DIRECTION INDICATION

Que? Never heard of that in Spain. I am fairly sure it is not included in standard driving lessons, since no-one bothers to indicate. If you are behind a car and it does indicate, it is 99% certain that the car is being driven by a foreign driver. Never ever ever believe that the car that is indicating will indeed go where it indicates it will, because it most likely will just go straight or turn into the opposite direction to the way it indicates. After all the guessing game is far more interesting than ordinary driving, get used to it.

SPEED

Drive as fast as your car will let you. Drive as fast as possible up to junctions and be almost affronted if a car happens to be passing, since they are making you brake. That seems to be the general idea anyway - and I have now got used to trying to drive a bit further out from the curb so that when a car does push its nose into my path I will miss it (just) - as long as there is no traffic coming from the opposite lane at the same time. Or, and this is just as common, drive as if your car is made of porcelain, when you go over one of the innumerable speed-humps in the road, try to stop in second and then take off again. Do this over every speed hump and soon you will have a two kilometre queue behind you - but persevere and keep doing it anyway - just because you can :))

RAIN

We tend to get all our rain in one big 'lump'. Because most of the time it does not rain in our bit of Spain (even though we are on the plain) the roads cannot cope with rain. The drains do not work, which causes innumerable problems, particularly when driving. The surface is then greasy and very easy to lose control of the car. Drivers here are not told about the increase in stopping distance (something we tediously had to learn off by heart to pass the driving test in the UK) and don't take it into consideration. Great care on rainy days please, unless you like water skiing in your car. Most drivers here seem to love it.

PEDESTRIANS

Pedestrians have an absolute right of way in Spain, and even if they cross between two zebra crossings, you are supposed to give way to them :) Zebra crossings appear every 25 m or so, but most people ignore them, preferring to cross where they come out of the shop to get to their double-parked car. A lot of zebra-crossings are within a meter of the corner, which is very silly, as when you have just turned the corner you are still moving and there is the zebra crossing. So far I have managed to avoid hitting pedestrians, but more luck than driving skill. It is one thing I would change really, the position of the zebra crossings in relation to the corners of streets and roundabouts.

TRAFFIC WARDENS

Do not exist in Spain. If they did, they would need one wheelbarrow load of ticket books each day. Now there's an idea for raising some new taxation!!

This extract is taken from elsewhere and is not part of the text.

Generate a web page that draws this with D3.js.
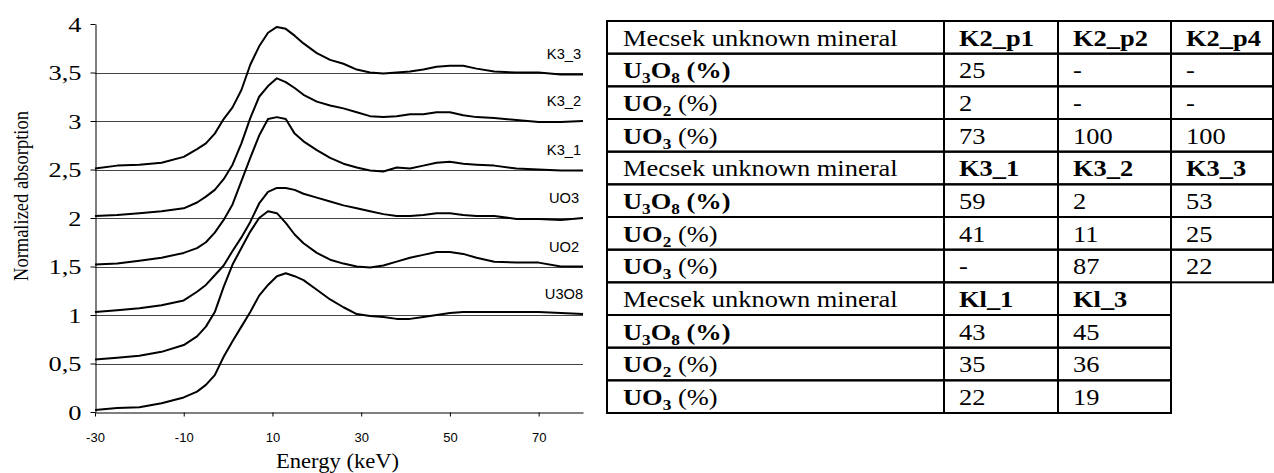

No matter how dangerous the roads are though in Spain, apparently Portugal is even worse. My advice is, if you are a hesitant driver, do not drive in Spain. Never buy a new car in Spain or import one, a battered second hand car is fine. Most cars here get dents in them very quickly because of other car's doors being banged into them, parallel parked cars hitting them front and back, and general chaos on the road. Having said that, when they do have little scrapes, there does not seem to be the animosity I have witnessed on British road in similar situations. Mainly both drivers just look at the damage in amazement, and then go home, no exchange of insurance, no-one plans on having the damage repaired, no big deal really.